太上老君(老子)が沂水道院での扶乩に臨まれて曰く。
修道には必ず、"私"を治めなければならない。
私を祓いのけるには、先ず、戒律を守るのである。
戒律は、また多方面にわたっているが、吾が道では、三点に重きをおいている。
それは、"淫"と"殺"と"盗"である。
"淫"と言うのは、万悪のはじまりであり、そもそも、人として知っていながら、品行を傷つけ、名誉を汚し、家声を辱め、いろいろと素行が治らず、永久に好色漢という、不名誉な名声を頂く事になる、由縁になるのである。
いわんや、その精髓が内に枯れて、強健なる体格を害(そこな)う事になり、生命を先に断ち切り、強壮なる年齢や、歳月を維持しがたくなり、身の守るべき、本分を失うにおいては、なおさらの事である。
そうなれば、道(神)は一体何に身を寄せるのであろうか。
これを道を破壊するところの大賊となるのである。
どうして、戒めないでいられようか。
"殺“と言うのは、生に反するであり、天の心というものは、殺生を好まないのである。
そこで、人の心と言うのは、この天の心を体し、身を持って実践すべきところなのに、かえって、権利を争って、軍隊を動かし、権威を欲しいままにして、人民を虐げる。
これは元より、殺戮の大なるものである。
魚や、鳥獣を獲ることを楽しみとしているような者は、魚や兎が無実の罪を蒙っていることを、知らず、飲食の足しに、多く殺めて、鶏や豚の禍を顧みず、疾痛因苦の有り様を見て、悪因の当然の報いであると見なし、蠢いている虫の類(たぐい)に対しては、蟻など虫けらの生命など、どうして惜しい事があろうかと問題にせず、むやみに、あらゆる生き物の生を害し、かえって自分だけは、長生きを望んでいるのである。

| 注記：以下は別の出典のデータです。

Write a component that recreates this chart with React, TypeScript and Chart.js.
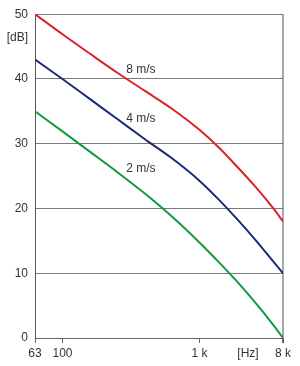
import React, { useEffect, useRef } from "react";
import { Chart, registerables } from "chart.js";

Chart.register(...registerables);

// Frequencies (Hz) and sound levels (dB)
const frequencies = [63, 100, 160, 250, 400, 630, 1000, 1600, 2500, 4000, 6300, 8000];
const level8 = [50, 46.9, 43.85, 41.0, 38.15, 35.4, 32.15, 29.5, 26.6, 23.4, 20.0, 18.0];
const level4 = [43, 40, 36.85, 33.85, 30.7, 27.75, 24.3, 21.45, 18.5, 15.2, 11.8, 10.0];
const level2 = [35, 31.9, 28.7, 25.65, 22.3, 18.75, 14.75, 11.8, 8.85, 5.5, 2.0, 0.0];
const seriesNames = ["8 m/s", "4 m/s", "2 m/s"];
const seriesColors = ["#d9222a", "#1b2a7a", "#139a3f"];

// Tick labels
const xTickFreqs = [63, 100, 1000, 3350, 8000];
const xTickLabels = ["63", "100", "1 k", "[Hz]", "8 k"];
const yTickValues = [0, 10, 20, 30, 40, 46.3, 50];
const yTickLabels = ["0", "10", "20", "30", "40", "[dB]", "50"];

// Curve label anchors (frequency, dB)
const curveLabelFreqs = [374, 374, 374];
const curveLabelLevels = [41.4, 33.9, 26.1];

// Axis position for a frequency (the printed axis is compressed above 1 kHz)
function pos(f: number): number {
  const base = Math.log2(1000 / 63);
  if (f <= 1000) return Math.log2(f / 63);
  return base + Math.log2(f / 1000) * 0.676;
}

export default function App() {
  const ref = useRef<HTMLCanvasElement | null>(null);

  useEffect(() => {
    if (!ref.current) return;
    const all = [level8, level4, level2];
    const xTickPos = xTickFreqs.map(pos);
    const labelPlugin = {
      id: "curveLabels",
      afterDatasetsDraw(chart: any) {
        const ctx = chart.ctx;
        const xs = chart.scales.x;
        const ys = chart.scales.y;
        ctx.save();
        ctx.font = "12px 'Liberation Sans', Arial, sans-serif";
        ctx.fillStyle = "#333";
        ctx.textAlign = "center";
        ctx.textBaseline = "middle";
        seriesNames.forEach((n, i) => {
          ctx.fillText(
            n,
            xs.getPixelForValue(pos(curveLabelFreqs[i])),
            ys.getPixelForValue(curveLabelLevels[i])
          );
        });
        ctx.restore();
      },
    };
    const chart = new Chart(ref.current, {
      type: "line",
      data: {
        datasets: all.map((vals, i) => ({
          label: seriesNames[i],
          data: frequencies.map((f, j) => ({ x: pos(f), y: vals[j] })),
          borderColor: seriesColors[i],
          backgroundColor: seriesColors[i],
          borderWidth: 2,
          pointRadius: 0,
          cubicInterpolationMode: "monotone" as const,
          fill: false,
        })),
      },
      options: {
        animation: false,
        responsive: false,
        layout: { padding: { left: 0, right: 17, top: 12, bottom: 0 } },
        plugins: { legend: { display: false }, tooltip: { enabled: false } },
        scales: {
          x: {
            type: "linear",
            min: pos(63),
            max: pos(8000),
            afterBuildTicks: (scale: any) => {
              scale.ticks = xTickPos.map((v) => ({ value: v }));
            },
            afterFit: (scale: any) => {
              scale.height = 28;
            },
            ticks: {
              autoSkip: false,
              maxRotation: 0,
              padding: 3,
              color: "#333",
              font: { family: "'Liberation Sans', Arial, sans-serif", size: 12 },
              callback: (_v: any, i: number) => xTickLabels[i],
            },
            grid: {
              drawOnChartArea: true,
              drawTicks: true,
              tickLength: 5,
              color: (c: any) =>
                c.index === xTickLabels.length - 1 ? "#a8a8a8" : "rgba(0,0,0,0)",
              lineWidth: (c: any) => (c.index === xTickLabels.length - 1 ? 2 : 1),
              tickColor: (c: any) =>
                xTickLabels[c.index] === "[Hz]" ? "rgba(0,0,0,0)" : "#666",
            },
            border: { display: true, color: "#666", width: 1 },
          },
          y: {
            type: "linear",
            min: 0,
            max: 50,
            afterBuildTicks: (scale: any) => {
              scale.ticks = yTickValues.map((v) => ({ value: v }));
            },
            afterFit: (scale: any) => {
              scale.width = 35;
            },
            ticks: {
              autoSkip: false,
              padding: 7,
              color: "#333",
              font: { family: "'Liberation Sans', Arial, sans-serif", size: 12 },
              callback: (_v: any, i: number) => yTickLabels[i],
            },
            grid: {
              drawTicks: false,
              color: (c: any) =>
                yTickLabels[c.index] === "[dB]" ? "rgba(0,0,0,0)" : "#7a7a7a",
              lineWidth: 1,
            },
            border: { display: true, color: "#555", width: 1 },
          },
        },
      },
      plugins: [labelPlugin],
    });
    return () => chart.destroy();
  }, []);

  return (
    <div style={{ position: "absolute", left: 0, top: 0, width: 300, height: 366, background: "#fff" }}>
      <canvas ref={ref} width={300} height={366} style={{ width: 300, height: 366, display: "block" }} />
    </div>
  );
}
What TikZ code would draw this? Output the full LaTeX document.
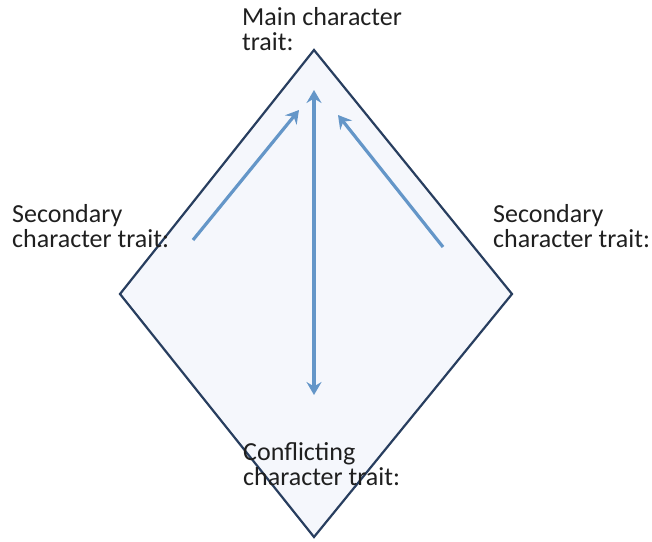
\documentclass[tikz,border=0pt]{standalone}
\usepackage{fontspec}
\setmainfont{Carlito}
\usetikzlibrary{arrows.meta}
\definecolor{edgeblue}{RGB}{40,62,95}
\definecolor{arrowblue}{RGB}{100,150,200}
\definecolor{fillblue}{RGB}{245,247,252}
\tikzset{
  label text/.style={anchor=north west, align=left, inner sep=0pt,
    font=\fontsize{26}{25}\selectfont, text=black!88},
  tip/.tip={Stealth[length=13pt,width=15pt,inset=4.5pt]},
  link/.style={draw=arrowblue, line width=3.2pt, -tip},
}
\begin{document}
\begin{tikzpicture}[x=1pt,y=-1pt]
  \useasboundingbox (0,0) rectangle (652,541);
  % diamond corners
  \coordinate (top) at (314,50);
  \coordinate (left) at (120,294);
  \coordinate (right) at (512,294);
  \coordinate (bottom) at (314,537);
  \draw[edgeblue, line width=2.2pt, fill=fillblue, line join=miter]
    (top) -- (right) -- (bottom) -- (left) -- cycle;
  % arrow end points
  \coordinate (vtop) at (314,90);
  \coordinate (vbot) at (314,395);
  \coordinate (lstart) at (193,240);
  \coordinate (lend) at (299,110);
  \coordinate (rstart) at (443,247);
  \coordinate (rend) at (338,115);
  \draw[link, tip-tip] (vbot) -- (vtop);
  \draw[link] (lstart) -- (lend);
  \draw[link] (rstart) -- (rend);
  % labels
  \node[label text] (main) at (242,7) {Main character\\trait:};
  \node[label text] (secl) at (12,204) {Secondary\\character trait:};
  \node[label text] (secr) at (493,204) {Secondary\\character trait:};
  \node[label text] (conf) at (243,442) {Conflicting\\character trait:};
\end{tikzpicture}
\end{document}
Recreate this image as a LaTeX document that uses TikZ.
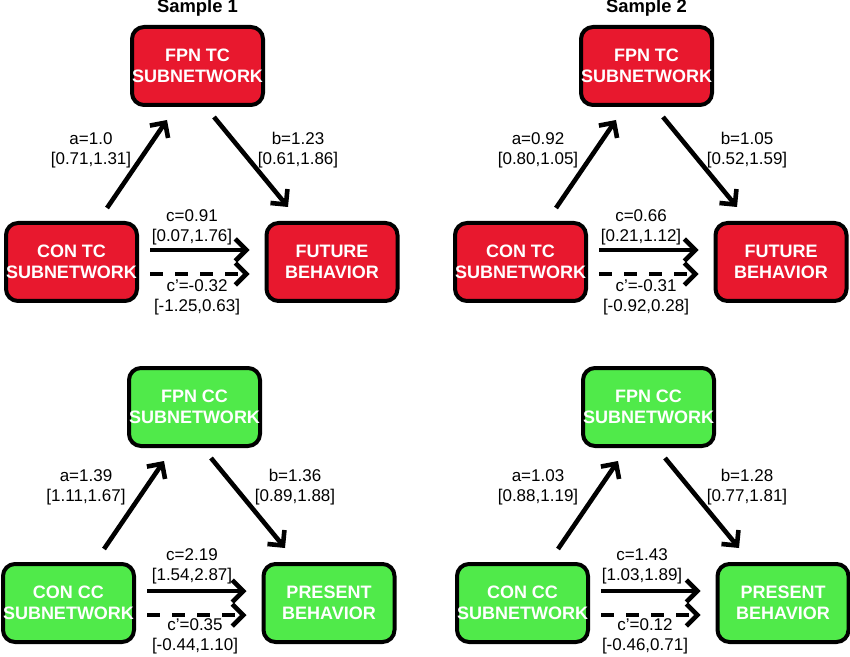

この"殺"というのは、道を害するところの鋭利な刃物である。
どうして戒めないでいられようか。
"盗"と言う字は、その意味が広範にわたる。
ただ、金銭や物品を盗むと言う行為だけでなく、人の成果を横取りしたり、あるいは借りたものを返さなかったり、また、表面は仁者のように装ってはいるが、実際の行為はそれに反しているのに、その偽りの生活を良いと信じて疑いもしなかったり、また、その性は智を以ってあれこれ詮索し、取り繕い、その行いは、これを表面的にその功は、これを弁舌に託して言いふらしている等がある。
道は本来、至真であり、"盗"があれば、どこもかしこも偽りとなり、これは道に背く、大いなる惑いである。
どうして戒めないでいられようか。
全て、三つのものは、これを招くような業を為せば、これに感じて念を起こすのである。
内の念が清まってくれば、外の業によっても、それに左右されなくとも済むのである。
昔の賢人が道を求めるや、清潔にして、正道を固く守っておるのは、あたかも処女を守るようであり、その憐れみて情け深い事は、まるで慈母があたたかく、育てるようであり、その担白にして、磊落なることは、あたかも、田野の老人が率直で飾りけないようである。
内の念が純正であれば、功行に精勤する事が出来るのである。
君子には、以上三つの戒めがあり、道に志しある人は、誦してこれを習うのである。
ただ、これを知ることは、容易であるご、これを行うのは難しいのである。